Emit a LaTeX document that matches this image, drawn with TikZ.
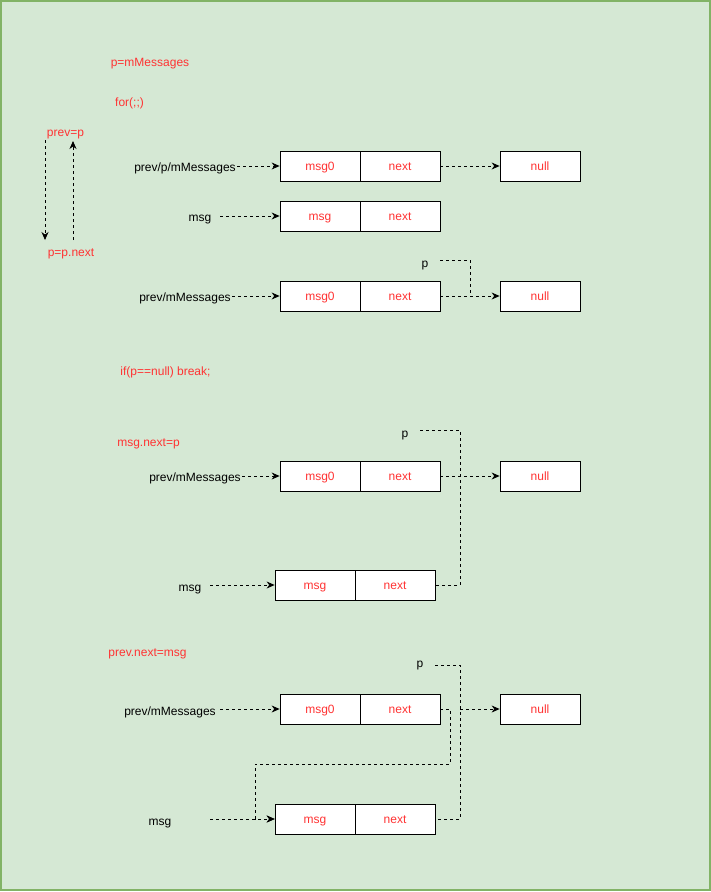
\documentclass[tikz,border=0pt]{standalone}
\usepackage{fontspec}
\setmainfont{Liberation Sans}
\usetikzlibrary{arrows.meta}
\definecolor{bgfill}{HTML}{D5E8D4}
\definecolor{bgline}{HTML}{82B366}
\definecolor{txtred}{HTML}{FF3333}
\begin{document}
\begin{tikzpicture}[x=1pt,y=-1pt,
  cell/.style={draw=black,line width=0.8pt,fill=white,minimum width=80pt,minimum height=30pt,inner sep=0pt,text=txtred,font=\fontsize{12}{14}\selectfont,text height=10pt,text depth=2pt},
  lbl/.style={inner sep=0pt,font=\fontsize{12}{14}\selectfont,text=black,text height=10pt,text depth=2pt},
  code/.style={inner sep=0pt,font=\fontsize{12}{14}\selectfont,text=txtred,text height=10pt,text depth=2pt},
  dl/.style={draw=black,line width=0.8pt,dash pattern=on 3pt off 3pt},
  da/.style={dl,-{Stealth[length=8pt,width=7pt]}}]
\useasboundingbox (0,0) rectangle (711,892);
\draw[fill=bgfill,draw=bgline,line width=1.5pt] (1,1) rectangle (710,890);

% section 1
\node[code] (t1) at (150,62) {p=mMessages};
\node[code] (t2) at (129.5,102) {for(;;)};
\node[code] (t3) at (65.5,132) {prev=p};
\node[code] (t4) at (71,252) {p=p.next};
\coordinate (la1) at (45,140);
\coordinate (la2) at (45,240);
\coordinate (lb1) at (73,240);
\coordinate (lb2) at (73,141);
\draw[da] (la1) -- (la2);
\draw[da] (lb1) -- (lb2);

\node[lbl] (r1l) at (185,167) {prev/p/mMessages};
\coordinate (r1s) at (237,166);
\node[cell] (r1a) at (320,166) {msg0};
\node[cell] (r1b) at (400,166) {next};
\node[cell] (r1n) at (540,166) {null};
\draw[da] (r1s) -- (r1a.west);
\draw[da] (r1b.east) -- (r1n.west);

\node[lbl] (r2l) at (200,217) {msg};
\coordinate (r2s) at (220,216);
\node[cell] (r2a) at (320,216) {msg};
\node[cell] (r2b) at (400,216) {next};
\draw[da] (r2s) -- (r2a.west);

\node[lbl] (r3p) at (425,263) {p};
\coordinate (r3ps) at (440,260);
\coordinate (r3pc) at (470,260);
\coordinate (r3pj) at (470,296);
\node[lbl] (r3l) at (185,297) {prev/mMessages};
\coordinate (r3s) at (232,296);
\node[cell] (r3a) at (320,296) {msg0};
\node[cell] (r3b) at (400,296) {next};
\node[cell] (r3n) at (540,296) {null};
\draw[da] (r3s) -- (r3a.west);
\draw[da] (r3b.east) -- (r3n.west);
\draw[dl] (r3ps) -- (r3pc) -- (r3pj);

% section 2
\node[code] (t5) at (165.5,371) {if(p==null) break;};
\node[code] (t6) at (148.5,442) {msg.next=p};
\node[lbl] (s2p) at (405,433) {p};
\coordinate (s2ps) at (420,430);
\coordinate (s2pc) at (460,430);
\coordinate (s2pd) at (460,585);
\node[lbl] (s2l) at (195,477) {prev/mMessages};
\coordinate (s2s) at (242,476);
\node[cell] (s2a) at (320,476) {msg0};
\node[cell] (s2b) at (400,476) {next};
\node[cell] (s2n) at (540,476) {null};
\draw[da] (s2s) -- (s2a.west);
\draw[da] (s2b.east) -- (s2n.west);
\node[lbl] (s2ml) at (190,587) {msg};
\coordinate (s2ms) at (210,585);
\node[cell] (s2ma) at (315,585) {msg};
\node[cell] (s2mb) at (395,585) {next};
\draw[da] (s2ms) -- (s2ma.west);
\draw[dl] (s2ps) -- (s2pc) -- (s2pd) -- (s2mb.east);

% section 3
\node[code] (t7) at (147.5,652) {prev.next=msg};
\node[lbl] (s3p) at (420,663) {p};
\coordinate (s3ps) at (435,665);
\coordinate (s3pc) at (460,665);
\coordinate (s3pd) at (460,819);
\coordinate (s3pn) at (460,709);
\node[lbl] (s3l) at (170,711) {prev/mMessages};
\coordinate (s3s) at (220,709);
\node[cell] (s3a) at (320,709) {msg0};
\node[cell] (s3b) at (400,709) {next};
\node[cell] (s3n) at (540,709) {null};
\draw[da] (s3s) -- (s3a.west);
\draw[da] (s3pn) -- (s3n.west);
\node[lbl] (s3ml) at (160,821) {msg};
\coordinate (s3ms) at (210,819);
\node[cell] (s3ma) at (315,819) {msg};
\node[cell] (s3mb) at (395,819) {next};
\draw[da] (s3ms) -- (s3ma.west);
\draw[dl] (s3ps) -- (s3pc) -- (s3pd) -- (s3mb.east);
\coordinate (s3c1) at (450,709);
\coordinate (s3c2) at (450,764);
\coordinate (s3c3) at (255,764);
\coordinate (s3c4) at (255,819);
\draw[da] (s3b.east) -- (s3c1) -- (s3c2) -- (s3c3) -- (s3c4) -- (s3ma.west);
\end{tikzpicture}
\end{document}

#####

The task: Leaving out the pictures, repeat the data above exactly.

Written answer:
Emit a LaTeX document that matches this image, drawn with TikZ.
\documentclass[tikz,border=0pt]{standalone}
\usepackage{fontspec}
\setmainfont{Liberation Sans}
\usetikzlibrary{arrows.meta}
\definecolor{bgfill}{HTML}{D5E8D4}
\definecolor{bgline}{HTML}{82B366}
\definecolor{txtred}{HTML}{FF3333}
\begin{document}
\begin{tikzpicture}[x=1pt,y=-1pt,
  cell/.style={draw=black,line width=0.8pt,fill=white,minimum width=80pt,minimum height=30pt,inner sep=0pt,text=txtred,font=\fontsize{12}{14}\selectfont,text height=10pt,text depth=2pt},
  lbl/.style={inner sep=0pt,font=\fontsize{12}{14}\selectfont,text=black,text height=10pt,text depth=2pt},
  code/.style={inner sep=0pt,font=\fontsize{12}{14}\selectfont,text=txtred,text height=10pt,text depth=2pt},
  dl/.style={draw=black,line width=0.8pt,dash pattern=on 3pt off 3pt},
  da/.style={dl,-{Stealth[length=8pt,width=7pt]}}]
\useasboundingbox (0,0) rectangle (711,892);
\draw[fill=bgfill,draw=bgline,line width=1.5pt] (1,1) rectangle (710,890);

% section 1
\node[code] (t1) at (150,62) {p=mMessages};
\node[code] (t2) at (129.5,102) {for(;;)};
\node[code] (t3) at (65.5,132) {prev=p};
\node[code] (t4) at (71,252) {p=p.next};
\coordinate (la1) at (45,140);
\coordinate (la2) at (45,240);
\coordinate (lb1) at (73,240);
\coordinate (lb2) at (73,141);
\draw[da] (la1) -- (la2);
\draw[da] (lb1) -- (lb2);

\node[lbl] (r1l) at (185,167) {prev/p/mMessages};
\coordinate (r1s) at (237,166);
\node[cell] (r1a) at (320,166) {msg0};
\node[cell] (r1b) at (400,166) {next};
\node[cell] (r1n) at (540,166) {null};
\draw[da] (r1s) -- (r1a.west);
\draw[da] (r1b.east) -- (r1n.west);

\node[lbl] (r2l) at (200,217) {msg};
\coordinate (r2s) at (220,216);
\node[cell] (r2a) at (320,216) {msg};
\node[cell] (r2b) at (400,216) {next};
\draw[da] (r2s) -- (r2a.west);

\node[lbl] (r3p) at (425,263) {p};
\coordinate (r3ps) at (440,260);
\coordinate (r3pc) at (470,260);
\coordinate (r3pj) at (470,296);
\node[lbl] (r3l) at (185,297) {prev/mMessages};
\coordinate (r3s) at (232,296);
\node[cell] (r3a) at (320,296) {msg0};
\node[cell] (r3b) at (400,296) {next};
\node[cell] (r3n) at (540,296) {null};
\draw[da] (r3s) -- (r3a.west);
\draw[da] (r3b.east) -- (r3n.west);
\draw[dl] (r3ps) -- (r3pc) -- (r3pj);

% section 2
\node[code] (t5) at (165.5,371) {if(p==null) break;};
\node[code] (t6) at (148.5,442) {msg.next=p};
\node[lbl] (s2p) at (405,433) {p};
\coordinate (s2ps) at (420,430);
\coordinate (s2pc) at (460,430);
\coordinate (s2pd) at (460,585);
\node[lbl] (s2l) at (195,477) {prev/mMessages};
\coordinate (s2s) at (242,476);
\node[cell] (s2a) at (320,476) {msg0};
\node[cell] (s2b) at (400,476) {next};
\node[cell] (s2n) at (540,476) {null};
\draw[da] (s2s) -- (s2a.west);
\draw[da] (s2b.east) -- (s2n.west);
\node[lbl] (s2ml) at (190,587) {msg};
\coordinate (s2ms) at (210,585);
\node[cell] (s2ma) at (315,585) {msg};
\node[cell] (s2mb) at (395,585) {next};
\draw[da] (s2ms) -- (s2ma.west);
\draw[dl] (s2ps) -- (s2pc) -- (s2pd) -- (s2mb.east);

% section 3
\node[code] (t7) at (147.5,652) {prev.next=msg};
\node[lbl] (s3p) at (420,663) {p};
\coordinate (s3ps) at (435,665);
\coordinate (s3pc) at (460,665);
\coordinate (s3pd) at (460,819);
\coordinate (s3pn) at (460,709);
\node[lbl] (s3l) at (170,711) {prev/mMessages};
\coordinate (s3s) at (220,709);
\node[cell] (s3a) at (320,709) {msg0};
\node[cell] (s3b) at (400,709) {next};
\node[cell] (s3n) at (540,709) {null};
\draw[da] (s3s) -- (s3a.west);
\draw[da] (s3pn) -- (s3n.west);
\node[lbl] (s3ml) at (160,821) {msg};
\coordinate (s3ms) at (210,819);
\node[cell] (s3ma) at (315,819) {msg};
\node[cell] (s3mb) at (395,819) {next};
\draw[da] (s3ms) -- (s3ma.west);
\draw[dl] (s3ps) -- (s3pc) -- (s3pd) -- (s3mb.east);
\coordinate (s3c1) at (450,709);
\coordinate (s3c2) at (450,764);
\coordinate (s3c3) at (255,764);
\coordinate (s3c4) at (255,819);
\draw[da] (s3b.east) -- (s3c1) -- (s3c2) -- (s3c3) -- (s3c4) -- (s3ma.west);
\end{tikzpicture}
\end{document}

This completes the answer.